Make an exact copy of the lines, leaving the pictures out.

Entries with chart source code

*****

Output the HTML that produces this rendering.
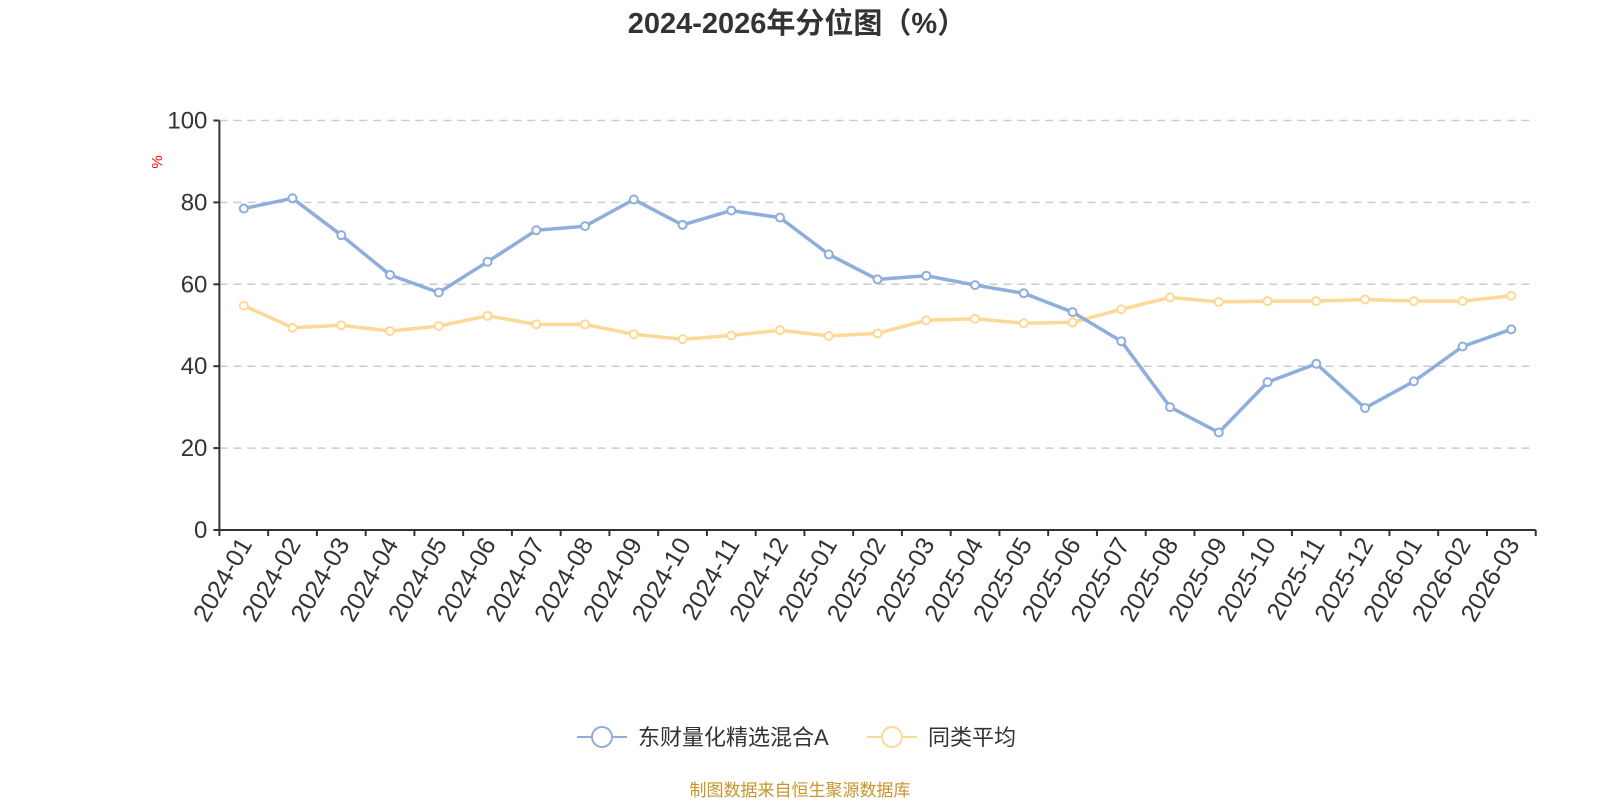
<!DOCTYPE html>
<html><head><meta charset="utf-8"><style>
html,body{margin:0;padding:0;background:#fff;}
svg{display:block;font-family:"Liberation Sans","Noto Sans CJK SC",sans-serif;}
</style></head><body>
<svg id="c" width="1600" height="800" viewBox="0 0 1600 800" xmlns="http://www.w3.org/2000/svg">
<text x="797" y="33" text-anchor="middle" font-size="29" font-weight="bold" fill="#333">2024-2026年分位图（%）</text>
<text transform="translate(162,162) rotate(-90)" text-anchor="middle" font-size="15" fill="#f00">%</text>
<g id="grid"></g>
<g id="axes"></g>
<g id="series"></g>
<g>
<line x1="577" y1="737" x2="627" y2="737" stroke="#8eaedb" stroke-width="2"/>
<circle cx="602" cy="737" r="10" fill="#fff" stroke="#8eaedb" stroke-width="2"/>
<text x="638" y="745" font-size="22" fill="#333">东财量化精选混合A</text>
<line x1="867" y1="737" x2="917" y2="737" stroke="#fdd897" stroke-width="2"/>
<circle cx="892" cy="737" r="10" fill="#fff" stroke="#fdd897" stroke-width="2"/>
<text x="928" y="745" font-size="22" fill="#333">同类平均</text>
</g>
<text x="800" y="796" text-anchor="middle" font-size="17" fill="#c8952a">制图数据来自恒生聚源数据库</text>
</svg>
<script>
var NS="http://www.w3.org/2000/svg";
function el(p,t,a,txt){var e=document.createElementNS(NS,t);for(var k in a)e.setAttribute(k,a[k]);if(txt!=null)e.textContent=txt;document.getElementById(p).appendChild(e);return e;}
var x0=219.4,x1=1535.7,y0=530,yt=120.5,n=27,bw=(x1-x0)/n;
function Y(v){return y0-(y0-yt)*v/100;}
function X(i){return x0+bw*(i+0.5);}
for(var v=20;v<=100;v+=20){el("grid","line",{x1:x0,x2:x1,y1:Y(v),y2:Y(v),stroke:"#ccc","stroke-width":1.5,"stroke-dasharray":"8,6"});}
el("axes","line",{x1:x0,x2:x0,y1:yt,y2:y0,stroke:"#333","stroke-width":2});
el("axes","line",{x1:x0,x2:x1,y1:y0,y2:y0,stroke:"#333","stroke-width":2});
for(var v=0;v<=100;v+=20){el("axes","line",{x1:x0-6,x2:x0,y1:Y(v),y2:Y(v),stroke:"#333","stroke-width":2});
el("axes","text",{x:x0-12,y:Y(v)+8,"text-anchor":"end","font-size":24,fill:"#333"},String(v));}
var labs=[];for(var y=2024;y<=2026;y++)for(var m=1;m<=12;m++){if(labs.length<27)labs.push(y+"-"+(m<10?"0":"")+m);}
for(var i=0;i<=n;i++){el("axes","line",{x1:x0+bw*i,x2:x0+bw*i,y1:y0,y2:y0+6,stroke:"#333","stroke-width":2});}
for(var i=0;i<n;i++){el("axes","text",{transform:"translate("+(X(i)+9)+","+(y0+14)+") rotate(-60)","text-anchor":"end","font-size":25,fill:"#333"},labs[i]);}
var b=[78.5,81,72,62.3,58,65.5,73.2,74.2,80.7,74.5,78,76.3,67.3,61.2,62.1,59.8,57.8,53.2,46.1,30,23.8,36.1,40.6,29.8,36.3,44.8,49];
var yl=[54.8,49.4,50,48.6,49.8,52.3,50.2,50.2,47.8,46.6,47.5,48.8,47.4,48,51.2,51.6,50.5,50.7,53.9,56.8,55.7,55.9,55.9,56.3,55.9,55.9,57.2];
function draw(d,c){var p=d.map(function(v,i){return (i?"L":"M")+X(i).toFixed(1)+","+Y(v).toFixed(1);}).join("");
el("series","path",{d:p,fill:"none",stroke:c,"stroke-width":3.5,"stroke-linejoin":"round"});
d.forEach(function(v,i){el("series","circle",{cx:X(i),cy:Y(v),r:4,fill:"#fff",stroke:c,"stroke-width":2});});}
draw(yl,"#fdd897");draw(b,"#8eaedb");
</script>
</body></html>
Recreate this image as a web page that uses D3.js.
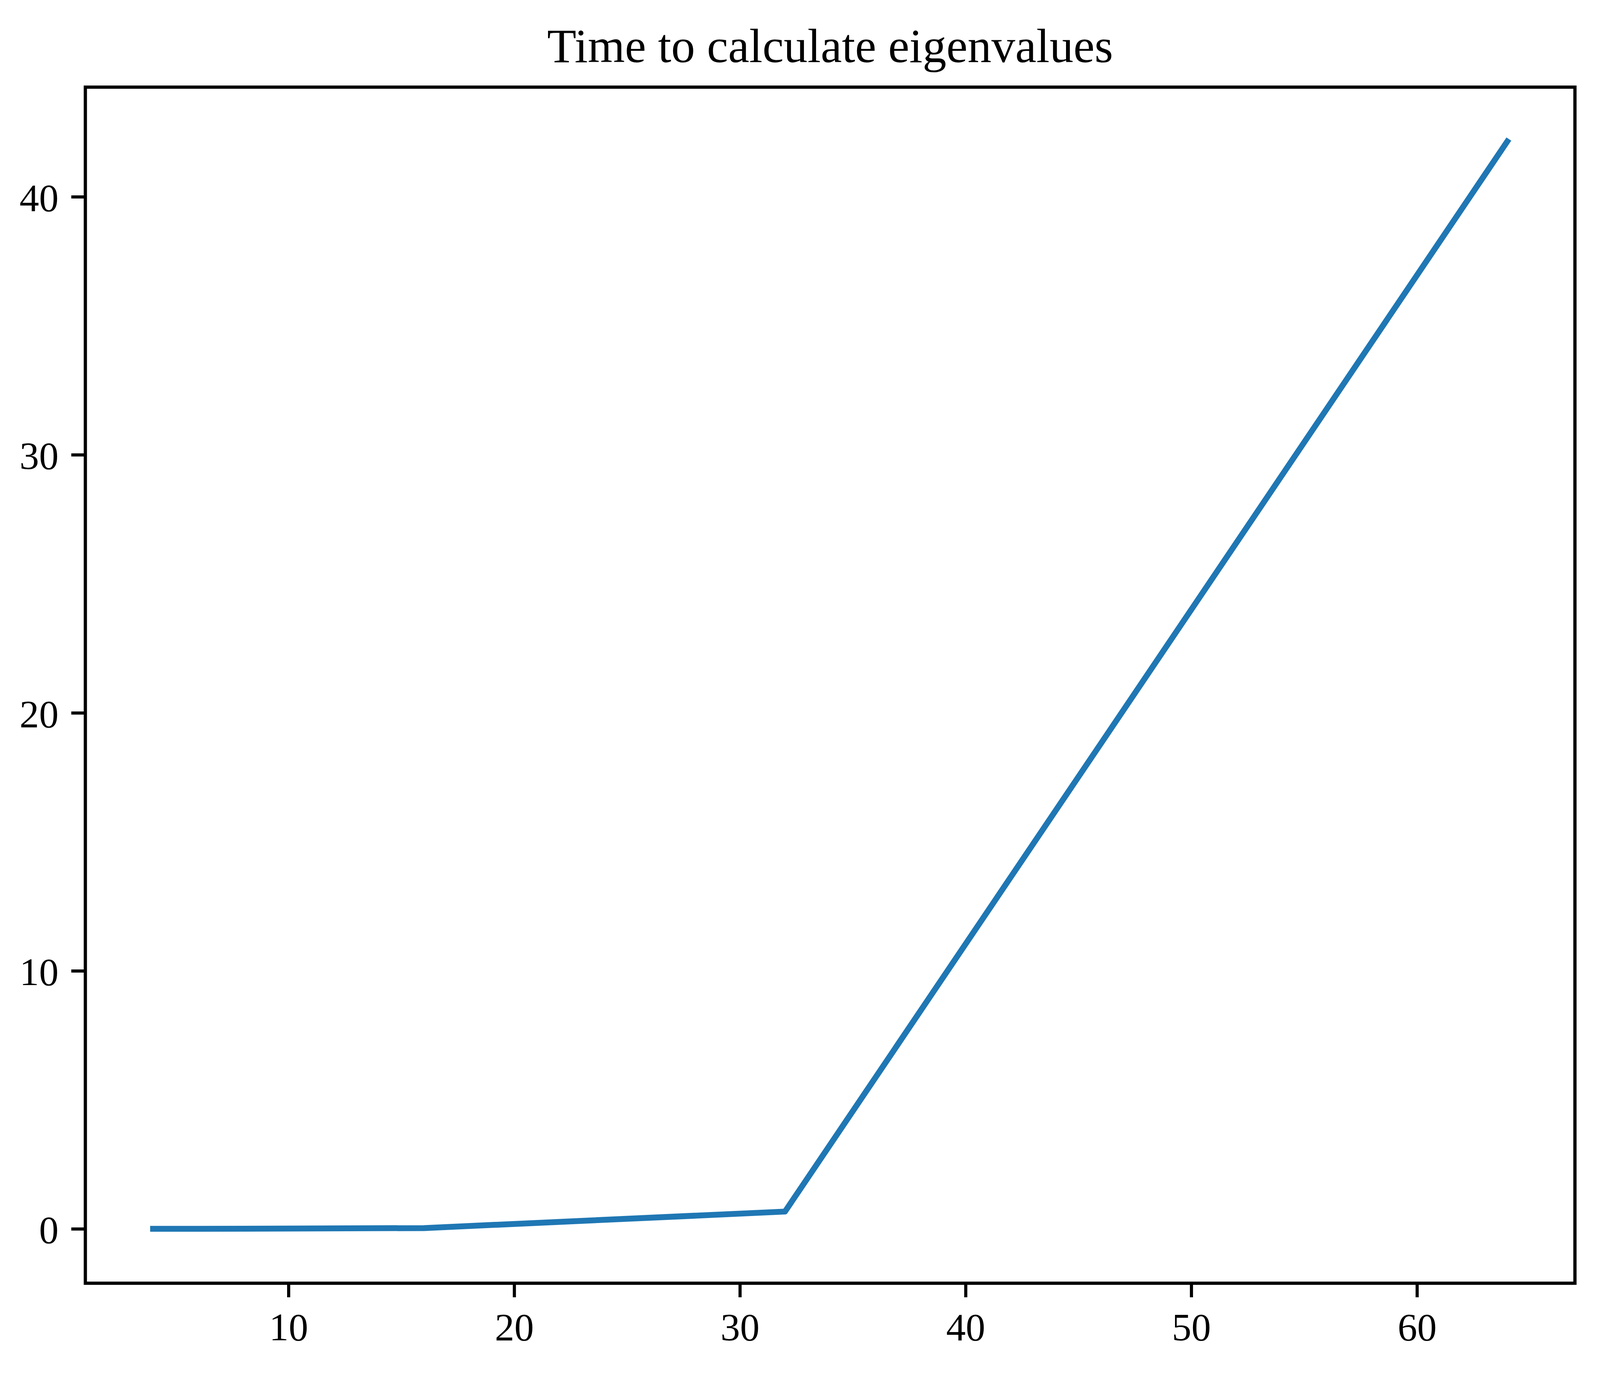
<!DOCTYPE html>
<html>
<head>
<meta charset="utf-8">
<script src="https://cdn.jsdelivr.net/npm/d3@7"></script>
<style>
  html, body { margin: 0; padding: 0; background: #fff; overflow: hidden; }
  svg { display: block; }
  text { font-family: "Liberation Serif", "DejaVu Serif", serif; fill: #000; }
</style>
</head>
<body>
<div id="chart"></div>
<script>
// matrix size vs. seconds to get the eigenvalues
const sizes = [4, 8, 16, 32, 64]
const seconds = [0.0, 0.005, 0.03, 0.67, 42.14]
const xTicks = [10, 20, 30, 40, 50, 60]
const yTicks = [0, 10, 20, 30, 40]
const title = 'Time to calculate eigenvalues'

// the window can come out smaller than asked for, so lay out on what we get
const dims = {
  width: window.innerWidth || 4724,
  height: window.innerHeight || 3524
}
// plot box as fractions of the figure
const margins = {
  top: dims.height * 223 / 3524,
  right: dims.width * 74 / 4724,
  bottom: dims.height * 240 / 3524,
  left: dims.width * 252 / 4724
}
const inner = {
  width: dims.width - margins.left - margins.right,
  height: dims.height - margins.top - margins.bottom
}

// matplotlib style 5% padding on both ends
function padded (values) {
  const [lo, hi] = d3.extent(values)
  const pad = (hi - lo) * 0.05
  return [lo - pad, hi + pad]
}

const svg = d3.select('#chart')
  .append('svg')
  .attr('width', dims.width)
  .attr('height', dims.height)

const chart = svg.append('g')
  .attr('transform', `translate(${margins.left}, ${margins.top})`)

const x = d3.scaleLinear()
  .domain(padded(sizes))
  .range([0, inner.width])

const y = d3.scaleLinear()
  .domain(padded(seconds))
  .range([inner.height, 0])

// x axis
const xAxis = chart.append('g')
  .attr('transform', `translate(0, ${inner.height})`)
  .call(d3.axisBottom(x).tickValues(xTicks).tickFormat(d3.format('d')).tickSize(36))
xAxis.select('.domain').remove()
xAxis.selectAll('.tick line').attr('stroke', '#000').attr('stroke-width', 8)
xAxis.selectAll('.tick text')
  .attr('y', 146)
  .attr('dy', 0)
  .attr('font-size', 100)

// y axis
const yAxis = chart.append('g')
  .call(d3.axisLeft(y).tickValues(yTicks).tickFormat(d3.format('d')).tickSize(36))
yAxis.select('.domain').remove()
yAxis.selectAll('.tick line').attr('stroke', '#000').attr('stroke-width', 8)
yAxis.selectAll('.tick text')
  .attr('x', -79 * dims.width / 4724)
  .attr('y', 36)
  .attr('dy', 0)
  .attr('font-size', 100)

// the data line
chart.append('path')
  .datum(sizes.map((s, i) => [s, seconds[i]]))
  .attr('fill', 'none')
  .attr('stroke', '#1f77b4')
  .attr('stroke-width', 15)
  .attr('stroke-linejoin', 'round')
  .attr('stroke-linecap', 'square')
  .attr('d', d3.line().x(d => x(d[0])).y(d => y(d[1])))

// frame around the plot area
chart.append('rect')
  .attr('width', inner.width)
  .attr('height', inner.height)
  .attr('fill', 'none')
  .attr('stroke', '#000')
  .attr('stroke-width', 8.3)

svg.append('text')
  .attr('x', margins.left + inner.width / 2)
  .attr('y', dims.height * 159 / 3524)
  .attr('text-anchor', 'middle')
  .attr('font-size', 122)
  .text(title)
</script>
</body>
</html>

*****

▶ [Response to this exercise]
Output the HTML that produces this rendering.
<!DOCTYPE html>
<html><head><meta charset="utf-8"><style>
html,body{margin:0;padding:0;background:#fff;}
svg{display:block;font-family:"Liberation Sans","Noto Sans CJK SC",sans-serif;}
</style></head><body>
<svg id="c" width="1600" height="800" viewBox="0 0 1600 800" xmlns="http://www.w3.org/2000/svg">
<text x="797" y="33" text-anchor="middle" font-size="29" font-weight="bold" fill="#333">2024-2026年分位图（%）</text>
<text transform="translate(162,162) rotate(-90)" text-anchor="middle" font-size="15" fill="#f00">%</text>
<g id="grid"></g>
<g id="axes"></g>
<g id="series"></g>
<g>
<line x1="577" y1="737" x2="627" y2="737" stroke="#8eaedb" stroke-width="2"/>
<circle cx="602" cy="737" r="10" fill="#fff" stroke="#8eaedb" stroke-width="2"/>
<text x="638" y="745" font-size="22" fill="#333">东财量化精选混合A</text>
<line x1="867" y1="737" x2="917" y2="737" stroke="#fdd897" stroke-width="2"/>
<circle cx="892" cy="737" r="10" fill="#fff" stroke="#fdd897" stroke-width="2"/>
<text x="928" y="745" font-size="22" fill="#333">同类平均</text>
</g>
<text x="800" y="796" text-anchor="middle" font-size="17" fill="#c8952a">制图数据来自恒生聚源数据库</text>
</svg>
<script>
var NS="http://www.w3.org/2000/svg";
function el(p,t,a,txt){var e=document.createElementNS(NS,t);for(var k in a)e.setAttribute(k,a[k]);if(txt!=null)e.textContent=txt;document.getElementById(p).appendChild(e);return e;}
var x0=219.4,x1=1535.7,y0=530,yt=120.5,n=27,bw=(x1-x0)/n;
function Y(v){return y0-(y0-yt)*v/100;}
function X(i){return x0+bw*(i+0.5);}
for(var v=20;v<=100;v+=20){el("grid","line",{x1:x0,x2:x1,y1:Y(v),y2:Y(v),stroke:"#ccc","stroke-width":1.5,"stroke-dasharray":"8,6"});}
el("axes","line",{x1:x0,x2:x0,y1:yt,y2:y0,stroke:"#333","stroke-width":2});
el("axes","line",{x1:x0,x2:x1,y1:y0,y2:y0,stroke:"#333","stroke-width":2});
for(var v=0;v<=100;v+=20){el("axes","line",{x1:x0-6,x2:x0,y1:Y(v),y2:Y(v),stroke:"#333","stroke-width":2});
el("axes","text",{x:x0-12,y:Y(v)+8,"text-anchor":"end","font-size":24,fill:"#333"},String(v));}
var labs=[];for(var y=2024;y<=2026;y++)for(var m=1;m<=12;m++){if(labs.length<27)labs.push(y+"-"+(m<10?"0":"")+m);}
for(var i=0;i<=n;i++){el("axes","line",{x1:x0+bw*i,x2:x0+bw*i,y1:y0,y2:y0+6,stroke:"#333","stroke-width":2});}
for(var i=0;i<n;i++){el("axes","text",{transform:"translate("+(X(i)+9)+","+(y0+14)+") rotate(-60)","text-anchor":"end","font-size":25,fill:"#333"},labs[i]);}
var b=[78.5,81,72,62.3,58,65.5,73.2,74.2,80.7,74.5,78,76.3,67.3,61.2,62.1,59.8,57.8,53.2,46.1,30,23.8,36.1,40.6,29.8,36.3,44.8,49];
var yl=[54.8,49.4,50,48.6,49.8,52.3,50.2,50.2,47.8,46.6,47.5,48.8,47.4,48,51.2,51.6,50.5,50.7,53.9,56.8,55.7,55.9,55.9,56.3,55.9,55.9,57.2];
function draw(d,c){var p=d.map(function(v,i){return (i?"L":"M")+X(i).toFixed(1)+","+Y(v).toFixed(1);}).join("");
el("series","path",{d:p,fill:"none",stroke:c,"stroke-width":3.5,"stroke-linejoin":"round"});
d.forEach(function(v,i){el("series","circle",{cx:X(i),cy:Y(v),r:4,fill:"#fff",stroke:c,"stroke-width":2});});}
draw(yl,"#fdd897");draw(b,"#8eaedb");
</script>
</body></html>
Recreate this image as a web page that uses D3.js.
<!DOCTYPE html>
<html>
<head>
<meta charset="utf-8">
<script src="https://cdn.jsdelivr.net/npm/d3@7"></script>
<style>
  html, body { margin: 0; padding: 0; background: #fff; overflow: hidden; }
  svg { display: block; }
  text { font-family: "Liberation Serif", "DejaVu Serif", serif; fill: #000; }
</style>
</head>
<body>
<div id="chart"></div>
<script>
// matrix size vs. seconds to get the eigenvalues
const sizes = [4, 8, 16, 32, 64]
const seconds = [0.0, 0.005, 0.03, 0.67, 42.14]
const xTicks = [10, 20, 30, 40, 50, 60]
const yTicks = [0, 10, 20, 30, 40]
const title = 'Time to calculate eigenvalues'

// the window can come out smaller than asked for, so lay out on what we get
const dims = {
  width: window.innerWidth || 4724,
  height: window.innerHeight || 3524
}
// plot box as fractions of the figure
const margins = {
  top: dims.height * 223 / 3524,
  right: dims.width * 74 / 4724,
  bottom: dims.height * 240 / 3524,
  left: dims.width * 252 / 4724
}
const inner = {
  width: dims.width - margins.left - margins.right,
  height: dims.height - margins.top - margins.bottom
}

// matplotlib style 5% padding on both ends
function padded (values) {
  const [lo, hi] = d3.extent(values)
  const pad = (hi - lo) * 0.05
  return [lo - pad, hi + pad]
}

const svg = d3.select('#chart')
  .append('svg')
  .attr('width', dims.width)
  .attr('height', dims.height)

const chart = svg.append('g')
  .attr('transform', `translate(${margins.left}, ${margins.top})`)

const x = d3.scaleLinear()
  .domain(padded(sizes))
  .range([0, inner.width])

const y = d3.scaleLinear()
  .domain(padded(seconds))
  .range([inner.height, 0])

// x axis
const xAxis = chart.append('g')
  .attr('transform', `translate(0, ${inner.height})`)
  .call(d3.axisBottom(x).tickValues(xTicks).tickFormat(d3.format('d')).tickSize(36))
xAxis.select('.domain').remove()
xAxis.selectAll('.tick line').attr('stroke', '#000').attr('stroke-width', 8)
xAxis.selectAll('.tick text')
  .attr('y', 146)
  .attr('dy', 0)
  .attr('font-size', 100)

// y axis
const yAxis = chart.append('g')
  .call(d3.axisLeft(y).tickValues(yTicks).tickFormat(d3.format('d')).tickSize(36))
yAxis.select('.domain').remove()
yAxis.selectAll('.tick line').attr('stroke', '#000').attr('stroke-width', 8)
yAxis.selectAll('.tick text')
  .attr('x', -79 * dims.width / 4724)
  .attr('y', 36)
  .attr('dy', 0)
  .attr('font-size', 100)

// the data line
chart.append('path')
  .datum(sizes.map((s, i) => [s, seconds[i]]))
  .attr('fill', 'none')
  .attr('stroke', '#1f77b4')
  .attr('stroke-width', 15)
  .attr('stroke-linejoin', 'round')
  .attr('stroke-linecap', 'square')
  .attr('d', d3.line().x(d => x(d[0])).y(d => y(d[1])))

// frame around the plot area
chart.append('rect')
  .attr('width', inner.width)
  .attr('height', inner.height)
  .attr('fill', 'none')
  .attr('stroke', '#000')
  .attr('stroke-width', 8.3)

svg.append('text')
  .attr('x', margins.left + inner.width / 2)
  .attr('y', dims.height * 159 / 3524)
  .attr('text-anchor', 'middle')
  .attr('font-size', 122)
  .text(title)
</script>
</body>
</html>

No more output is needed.